In other cases when agencies report fewer than 12 months of the year, they simply report partial data and as a result undercount crimes. Figure 2.9 shows annual murders in Miami-Dade, Florida and has three years of this issue occurring. The first two years with this issue are the two where zero murders are reported - this is because the agency didn’t report any months of data. The final year is in 2018, the last year of data in this graph, where it looks like murder suddenly dropped significantly. That’s just because Miami-Dade only reported through June, so they’re missing half of 2018.

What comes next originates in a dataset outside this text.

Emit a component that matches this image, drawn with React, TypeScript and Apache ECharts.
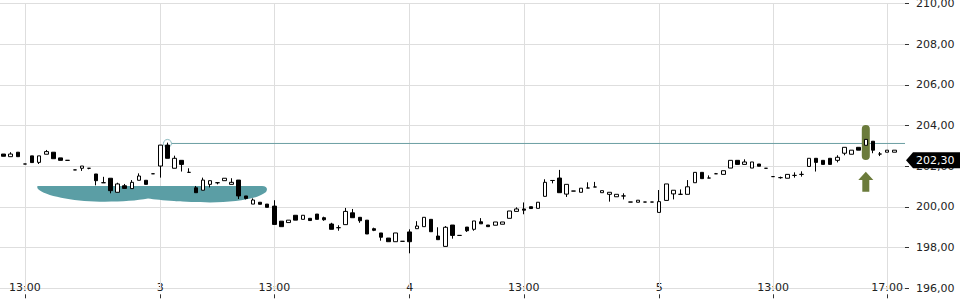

When an agency does not report, we see it in the data as reporting zero crimes, not reporting NA or any indicator that they did not report. In cases where the agency says they didn’t report that month we can be fairly sure (not entirely since that variable isn’t always accurate) that the zero crimes reported are simply that the agency didn’t report. In cases where the agency says they report that month but report zero crimes, we can’t be sure if that’s a true no crimes reported to the agency or the agency not reporting to the UCR. As agencies can report some crimes but not others in a given month and still be considered reporting that month, just saying they reported doesn’t mean that the zero is a true zero.
In some cases it is easy to see when a zero crimes reported is actually the agency not reporting. As Figure 2.6 shows with New York City gun assaults, there is a massive and sustained dropoff to zero crimes and then a sudden return years later. Obviously, going from hundreds of crimes to zero crimes is not a matter of crimes not occurring anymore, it is a matter of the agency not reporting - and New York City did report other crimes these years so in the data it says that they reported every month. So in agencies which tend to report many crimes - and many here can be a few as 10 a year since going from 10 to 0 is a big drop - a sudden report of zero crimes is probably just non-reporting.
Differentiating zero crimes and no reports becomes tricky in agencies that tend to report few crimes, which most small towns do. As an example, Figure 2.10 shows the annual reports of rape in Danville, California, a city of approximately 45,000 people. The city reports on average 2.8 rapes per year and in five years reported zero rapes. In cases like this it’s not clear whether we should consider those zero years as true zeros (that no one was raped or reported their rape to the police) or whether the agency simply didn’t report rape data that year.
The UCR collection of data can be roughly summarized into two groups: crime data and arrest data. While there are several datasets included in the UCR data collection, they are all extensions of one of the above groups. For arrest data, you have information about who (by race and by age-gender, but not by race-gender or race-age other than within race you know if the arrestee is an adult or a juvenile) was arrested for each crime. For crime data, you have monthly counts of a small number of crimes (many fewer than crimes covered in the arrest data) and then more specialized data on a subset of these crimes - information on homicides, hate crimes, assaults or killings of police officers, and stolen property.
Each of these datasets will have its own chapter in this book where we discuss the data thoroughly. Here is a very brief summary of each dataset which will help you know which one to use for your research. I still recommend reading that data’s chapter since it covers important caveats and uses (or misuses) of the data that won’t be covered below.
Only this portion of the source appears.